=== Exercise details ===
Copy each line where the word "that" occurs.

=== Records supplied ===
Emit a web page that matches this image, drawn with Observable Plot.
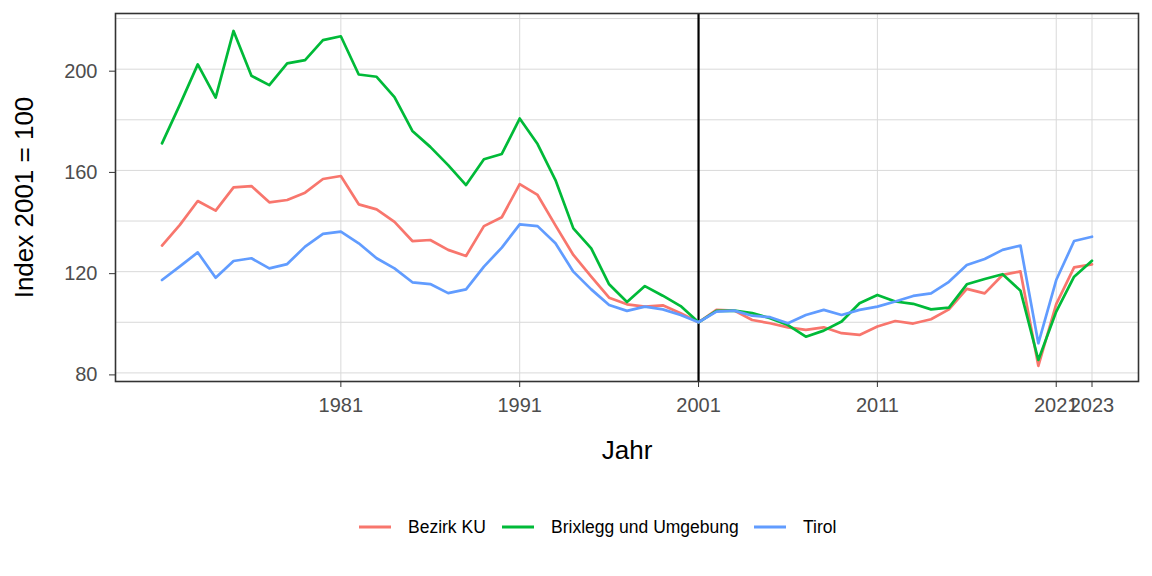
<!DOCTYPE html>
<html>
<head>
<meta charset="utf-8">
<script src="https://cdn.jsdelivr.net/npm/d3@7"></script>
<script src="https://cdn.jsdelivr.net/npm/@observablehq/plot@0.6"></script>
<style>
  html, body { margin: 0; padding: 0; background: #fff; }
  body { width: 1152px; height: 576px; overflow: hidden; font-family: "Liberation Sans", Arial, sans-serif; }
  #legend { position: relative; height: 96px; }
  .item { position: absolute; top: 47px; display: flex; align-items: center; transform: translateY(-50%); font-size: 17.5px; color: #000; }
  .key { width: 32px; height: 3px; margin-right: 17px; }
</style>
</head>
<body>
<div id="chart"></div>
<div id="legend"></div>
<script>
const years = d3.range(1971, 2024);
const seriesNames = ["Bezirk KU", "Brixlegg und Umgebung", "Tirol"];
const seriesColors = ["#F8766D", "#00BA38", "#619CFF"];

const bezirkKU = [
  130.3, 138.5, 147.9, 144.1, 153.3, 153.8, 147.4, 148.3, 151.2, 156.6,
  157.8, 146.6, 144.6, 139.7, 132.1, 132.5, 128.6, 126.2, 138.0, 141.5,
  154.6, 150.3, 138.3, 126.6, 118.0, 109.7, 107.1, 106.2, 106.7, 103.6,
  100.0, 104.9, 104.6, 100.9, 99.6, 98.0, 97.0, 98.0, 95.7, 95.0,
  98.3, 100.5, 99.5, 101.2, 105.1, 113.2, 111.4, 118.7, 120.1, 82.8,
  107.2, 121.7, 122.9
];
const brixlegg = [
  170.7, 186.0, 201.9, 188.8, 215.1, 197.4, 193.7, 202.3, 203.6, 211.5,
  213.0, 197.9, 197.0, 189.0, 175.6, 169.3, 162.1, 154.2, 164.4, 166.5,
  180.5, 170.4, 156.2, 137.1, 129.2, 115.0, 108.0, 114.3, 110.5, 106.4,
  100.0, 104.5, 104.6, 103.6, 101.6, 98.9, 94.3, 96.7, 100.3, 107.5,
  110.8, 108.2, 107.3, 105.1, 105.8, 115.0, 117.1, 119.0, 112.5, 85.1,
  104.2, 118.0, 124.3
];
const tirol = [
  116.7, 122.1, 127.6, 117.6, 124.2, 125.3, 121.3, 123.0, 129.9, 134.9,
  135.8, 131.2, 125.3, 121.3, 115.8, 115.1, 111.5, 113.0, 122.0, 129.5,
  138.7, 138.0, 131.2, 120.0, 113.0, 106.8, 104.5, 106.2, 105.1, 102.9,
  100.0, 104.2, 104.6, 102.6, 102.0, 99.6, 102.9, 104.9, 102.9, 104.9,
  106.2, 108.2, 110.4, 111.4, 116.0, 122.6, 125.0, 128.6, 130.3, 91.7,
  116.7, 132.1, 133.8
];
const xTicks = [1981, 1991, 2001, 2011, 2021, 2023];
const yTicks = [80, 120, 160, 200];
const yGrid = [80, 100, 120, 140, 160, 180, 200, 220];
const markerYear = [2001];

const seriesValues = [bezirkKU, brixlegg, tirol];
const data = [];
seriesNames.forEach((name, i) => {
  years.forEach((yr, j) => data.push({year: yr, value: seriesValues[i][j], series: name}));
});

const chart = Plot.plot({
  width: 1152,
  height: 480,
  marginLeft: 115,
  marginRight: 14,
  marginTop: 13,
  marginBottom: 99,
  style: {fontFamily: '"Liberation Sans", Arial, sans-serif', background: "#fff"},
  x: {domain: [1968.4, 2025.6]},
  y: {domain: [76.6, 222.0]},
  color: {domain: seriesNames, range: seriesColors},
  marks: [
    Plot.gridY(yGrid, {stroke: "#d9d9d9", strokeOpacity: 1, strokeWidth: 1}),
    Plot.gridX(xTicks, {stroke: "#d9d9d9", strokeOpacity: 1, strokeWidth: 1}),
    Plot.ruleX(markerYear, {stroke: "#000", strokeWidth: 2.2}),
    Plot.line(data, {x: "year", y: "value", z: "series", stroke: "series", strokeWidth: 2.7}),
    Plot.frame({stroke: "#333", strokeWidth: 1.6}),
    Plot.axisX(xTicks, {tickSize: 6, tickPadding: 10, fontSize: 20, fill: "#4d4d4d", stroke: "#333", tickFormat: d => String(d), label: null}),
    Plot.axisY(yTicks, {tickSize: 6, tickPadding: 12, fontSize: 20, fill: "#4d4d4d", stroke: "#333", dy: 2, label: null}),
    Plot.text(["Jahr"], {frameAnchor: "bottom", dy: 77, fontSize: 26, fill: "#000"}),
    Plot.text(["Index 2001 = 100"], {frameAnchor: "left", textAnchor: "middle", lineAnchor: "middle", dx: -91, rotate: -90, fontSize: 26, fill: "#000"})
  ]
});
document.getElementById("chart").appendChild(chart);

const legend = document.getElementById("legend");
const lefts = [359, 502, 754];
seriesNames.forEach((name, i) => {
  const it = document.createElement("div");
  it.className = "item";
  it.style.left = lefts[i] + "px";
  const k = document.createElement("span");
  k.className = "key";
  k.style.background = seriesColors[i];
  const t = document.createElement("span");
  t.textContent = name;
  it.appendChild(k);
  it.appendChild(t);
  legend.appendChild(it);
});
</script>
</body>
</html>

---

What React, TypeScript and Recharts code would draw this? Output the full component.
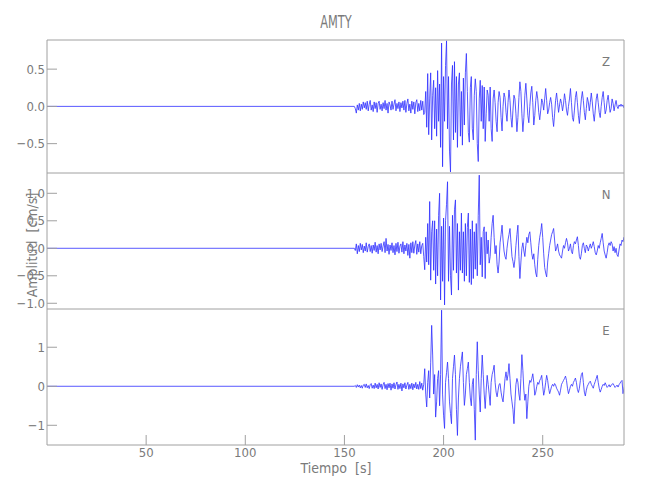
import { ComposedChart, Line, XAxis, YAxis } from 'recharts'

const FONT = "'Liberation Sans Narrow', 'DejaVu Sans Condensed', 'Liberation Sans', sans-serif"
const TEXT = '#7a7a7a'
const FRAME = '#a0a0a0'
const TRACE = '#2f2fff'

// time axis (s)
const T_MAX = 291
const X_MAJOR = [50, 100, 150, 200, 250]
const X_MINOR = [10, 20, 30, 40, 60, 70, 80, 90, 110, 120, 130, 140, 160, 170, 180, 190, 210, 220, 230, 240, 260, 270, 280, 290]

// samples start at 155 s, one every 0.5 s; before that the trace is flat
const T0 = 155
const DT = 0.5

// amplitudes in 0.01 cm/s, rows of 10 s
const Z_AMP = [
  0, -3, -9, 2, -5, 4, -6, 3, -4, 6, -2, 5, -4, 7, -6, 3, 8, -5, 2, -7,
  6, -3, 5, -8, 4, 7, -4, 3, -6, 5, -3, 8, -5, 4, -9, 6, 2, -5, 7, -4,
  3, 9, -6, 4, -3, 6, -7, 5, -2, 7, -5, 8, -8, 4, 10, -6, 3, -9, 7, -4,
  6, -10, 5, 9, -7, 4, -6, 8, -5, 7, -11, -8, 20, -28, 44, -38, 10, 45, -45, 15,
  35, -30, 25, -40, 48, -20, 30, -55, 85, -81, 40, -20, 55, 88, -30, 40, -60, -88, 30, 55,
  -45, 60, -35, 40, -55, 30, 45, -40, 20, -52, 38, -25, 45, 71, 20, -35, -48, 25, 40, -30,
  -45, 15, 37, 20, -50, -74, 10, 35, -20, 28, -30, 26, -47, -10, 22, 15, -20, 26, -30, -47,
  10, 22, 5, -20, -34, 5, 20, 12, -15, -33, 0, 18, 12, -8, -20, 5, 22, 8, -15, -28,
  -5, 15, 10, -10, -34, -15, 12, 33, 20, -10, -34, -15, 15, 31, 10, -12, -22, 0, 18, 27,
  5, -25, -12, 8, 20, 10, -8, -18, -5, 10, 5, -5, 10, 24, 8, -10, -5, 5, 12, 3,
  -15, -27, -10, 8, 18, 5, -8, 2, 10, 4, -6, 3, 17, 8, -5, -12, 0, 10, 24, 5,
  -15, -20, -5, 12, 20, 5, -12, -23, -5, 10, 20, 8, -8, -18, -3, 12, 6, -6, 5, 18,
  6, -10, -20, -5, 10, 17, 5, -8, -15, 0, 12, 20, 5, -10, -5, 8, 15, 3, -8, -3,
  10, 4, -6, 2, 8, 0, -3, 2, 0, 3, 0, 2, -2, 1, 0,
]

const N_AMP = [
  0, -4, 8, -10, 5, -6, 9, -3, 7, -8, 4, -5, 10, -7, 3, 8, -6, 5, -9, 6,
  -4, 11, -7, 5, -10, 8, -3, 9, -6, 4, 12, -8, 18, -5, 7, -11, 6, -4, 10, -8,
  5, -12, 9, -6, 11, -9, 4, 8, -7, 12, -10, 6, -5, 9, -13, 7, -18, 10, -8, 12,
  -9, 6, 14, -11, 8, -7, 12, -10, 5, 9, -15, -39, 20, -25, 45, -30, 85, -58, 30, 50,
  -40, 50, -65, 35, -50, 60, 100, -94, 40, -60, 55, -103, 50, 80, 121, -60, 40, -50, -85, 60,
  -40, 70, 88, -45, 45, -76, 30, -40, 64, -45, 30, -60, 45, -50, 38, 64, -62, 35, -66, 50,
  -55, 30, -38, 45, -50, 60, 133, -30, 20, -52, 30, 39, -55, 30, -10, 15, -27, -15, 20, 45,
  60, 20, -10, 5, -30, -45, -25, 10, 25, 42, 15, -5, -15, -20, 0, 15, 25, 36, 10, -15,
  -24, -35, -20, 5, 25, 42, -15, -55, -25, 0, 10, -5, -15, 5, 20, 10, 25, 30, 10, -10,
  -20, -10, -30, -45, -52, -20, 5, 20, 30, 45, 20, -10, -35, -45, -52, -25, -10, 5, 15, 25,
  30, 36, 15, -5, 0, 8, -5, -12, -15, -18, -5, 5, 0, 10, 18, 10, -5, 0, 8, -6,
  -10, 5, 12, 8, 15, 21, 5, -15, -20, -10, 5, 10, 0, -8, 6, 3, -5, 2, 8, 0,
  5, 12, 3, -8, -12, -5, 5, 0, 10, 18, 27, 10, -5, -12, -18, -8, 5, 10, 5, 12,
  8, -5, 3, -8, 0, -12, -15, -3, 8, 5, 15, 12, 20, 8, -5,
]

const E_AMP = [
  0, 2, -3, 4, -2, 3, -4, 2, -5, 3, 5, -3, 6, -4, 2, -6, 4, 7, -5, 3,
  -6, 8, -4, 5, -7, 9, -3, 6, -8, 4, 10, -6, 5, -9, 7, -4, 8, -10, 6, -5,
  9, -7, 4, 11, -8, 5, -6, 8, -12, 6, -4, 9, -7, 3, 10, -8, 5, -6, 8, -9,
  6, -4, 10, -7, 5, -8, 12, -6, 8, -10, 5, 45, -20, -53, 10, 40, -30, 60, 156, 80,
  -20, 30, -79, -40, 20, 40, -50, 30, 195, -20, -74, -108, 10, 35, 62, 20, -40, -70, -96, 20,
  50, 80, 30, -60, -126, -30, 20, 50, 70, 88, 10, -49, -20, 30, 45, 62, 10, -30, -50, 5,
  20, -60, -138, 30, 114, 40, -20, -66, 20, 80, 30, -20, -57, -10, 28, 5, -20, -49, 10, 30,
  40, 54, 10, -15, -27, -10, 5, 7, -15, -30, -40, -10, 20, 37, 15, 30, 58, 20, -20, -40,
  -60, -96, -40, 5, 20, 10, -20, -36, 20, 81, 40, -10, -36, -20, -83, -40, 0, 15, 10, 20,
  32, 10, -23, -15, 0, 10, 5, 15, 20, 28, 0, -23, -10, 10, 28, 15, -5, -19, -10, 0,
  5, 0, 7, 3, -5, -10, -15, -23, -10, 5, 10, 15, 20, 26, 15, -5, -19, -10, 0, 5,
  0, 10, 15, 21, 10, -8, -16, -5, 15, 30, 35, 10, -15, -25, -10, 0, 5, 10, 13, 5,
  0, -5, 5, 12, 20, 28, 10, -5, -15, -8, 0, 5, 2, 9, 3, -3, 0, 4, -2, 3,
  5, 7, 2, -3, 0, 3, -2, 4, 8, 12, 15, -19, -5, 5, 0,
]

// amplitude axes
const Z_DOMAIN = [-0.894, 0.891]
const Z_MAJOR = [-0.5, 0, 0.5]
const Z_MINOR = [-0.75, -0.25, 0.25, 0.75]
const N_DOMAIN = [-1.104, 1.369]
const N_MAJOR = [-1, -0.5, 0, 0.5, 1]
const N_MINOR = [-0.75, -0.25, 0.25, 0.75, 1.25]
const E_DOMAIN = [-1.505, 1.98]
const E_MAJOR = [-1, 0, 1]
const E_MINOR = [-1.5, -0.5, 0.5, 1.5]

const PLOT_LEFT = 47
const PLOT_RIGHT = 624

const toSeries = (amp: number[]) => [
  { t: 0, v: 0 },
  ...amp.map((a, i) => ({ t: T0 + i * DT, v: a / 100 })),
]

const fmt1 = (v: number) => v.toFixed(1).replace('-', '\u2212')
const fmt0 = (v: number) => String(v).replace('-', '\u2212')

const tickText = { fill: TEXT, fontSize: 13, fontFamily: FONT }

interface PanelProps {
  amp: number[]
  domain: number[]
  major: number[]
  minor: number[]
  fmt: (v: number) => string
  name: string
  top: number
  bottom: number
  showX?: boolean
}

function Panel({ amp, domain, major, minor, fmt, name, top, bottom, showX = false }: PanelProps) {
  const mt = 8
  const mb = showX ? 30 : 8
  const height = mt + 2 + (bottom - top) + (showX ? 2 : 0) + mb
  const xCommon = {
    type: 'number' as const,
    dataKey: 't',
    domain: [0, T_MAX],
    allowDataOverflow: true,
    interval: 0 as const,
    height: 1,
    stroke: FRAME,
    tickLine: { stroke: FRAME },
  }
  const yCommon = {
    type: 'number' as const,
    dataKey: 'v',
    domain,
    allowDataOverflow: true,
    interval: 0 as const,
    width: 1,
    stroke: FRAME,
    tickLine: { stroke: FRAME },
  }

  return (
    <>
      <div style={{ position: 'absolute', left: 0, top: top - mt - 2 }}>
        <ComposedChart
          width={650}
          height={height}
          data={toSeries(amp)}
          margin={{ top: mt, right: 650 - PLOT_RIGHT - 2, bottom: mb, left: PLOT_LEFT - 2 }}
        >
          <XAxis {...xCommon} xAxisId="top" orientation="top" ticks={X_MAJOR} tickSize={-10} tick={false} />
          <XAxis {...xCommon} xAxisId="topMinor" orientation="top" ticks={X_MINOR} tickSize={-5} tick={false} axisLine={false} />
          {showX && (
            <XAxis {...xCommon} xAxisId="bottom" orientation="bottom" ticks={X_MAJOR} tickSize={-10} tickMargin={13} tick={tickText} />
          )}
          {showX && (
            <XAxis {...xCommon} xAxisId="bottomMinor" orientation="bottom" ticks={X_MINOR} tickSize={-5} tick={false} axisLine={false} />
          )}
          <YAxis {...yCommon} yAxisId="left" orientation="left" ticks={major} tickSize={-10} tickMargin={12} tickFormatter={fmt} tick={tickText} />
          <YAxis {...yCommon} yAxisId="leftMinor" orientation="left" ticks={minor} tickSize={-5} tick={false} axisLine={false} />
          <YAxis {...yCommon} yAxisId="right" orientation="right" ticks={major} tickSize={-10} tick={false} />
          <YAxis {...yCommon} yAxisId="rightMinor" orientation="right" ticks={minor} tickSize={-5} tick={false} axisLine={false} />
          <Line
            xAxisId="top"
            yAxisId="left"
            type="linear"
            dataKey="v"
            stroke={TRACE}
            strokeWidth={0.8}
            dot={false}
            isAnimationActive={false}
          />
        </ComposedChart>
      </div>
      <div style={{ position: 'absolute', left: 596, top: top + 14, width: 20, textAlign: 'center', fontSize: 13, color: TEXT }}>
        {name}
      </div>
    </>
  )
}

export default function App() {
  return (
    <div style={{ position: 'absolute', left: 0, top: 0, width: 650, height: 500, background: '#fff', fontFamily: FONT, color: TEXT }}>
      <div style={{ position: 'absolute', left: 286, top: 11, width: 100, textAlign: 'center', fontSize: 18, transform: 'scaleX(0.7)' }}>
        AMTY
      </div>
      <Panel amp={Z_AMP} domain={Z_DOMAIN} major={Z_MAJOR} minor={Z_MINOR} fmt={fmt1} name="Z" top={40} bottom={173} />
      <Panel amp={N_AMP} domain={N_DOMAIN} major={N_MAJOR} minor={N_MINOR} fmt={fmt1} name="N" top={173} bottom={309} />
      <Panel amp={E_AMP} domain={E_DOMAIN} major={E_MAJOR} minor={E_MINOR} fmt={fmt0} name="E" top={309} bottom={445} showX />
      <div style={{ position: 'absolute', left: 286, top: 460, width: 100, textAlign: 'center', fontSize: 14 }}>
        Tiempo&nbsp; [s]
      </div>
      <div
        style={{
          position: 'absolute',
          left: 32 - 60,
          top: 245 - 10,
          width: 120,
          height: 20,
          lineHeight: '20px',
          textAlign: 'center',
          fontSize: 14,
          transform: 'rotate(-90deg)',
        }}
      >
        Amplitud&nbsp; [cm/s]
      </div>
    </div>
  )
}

=== Reply ===
Emit a web page that matches this image, drawn with Observable Plot.
// samples start at 155 s, one every 0.5 s; before that the trace is flat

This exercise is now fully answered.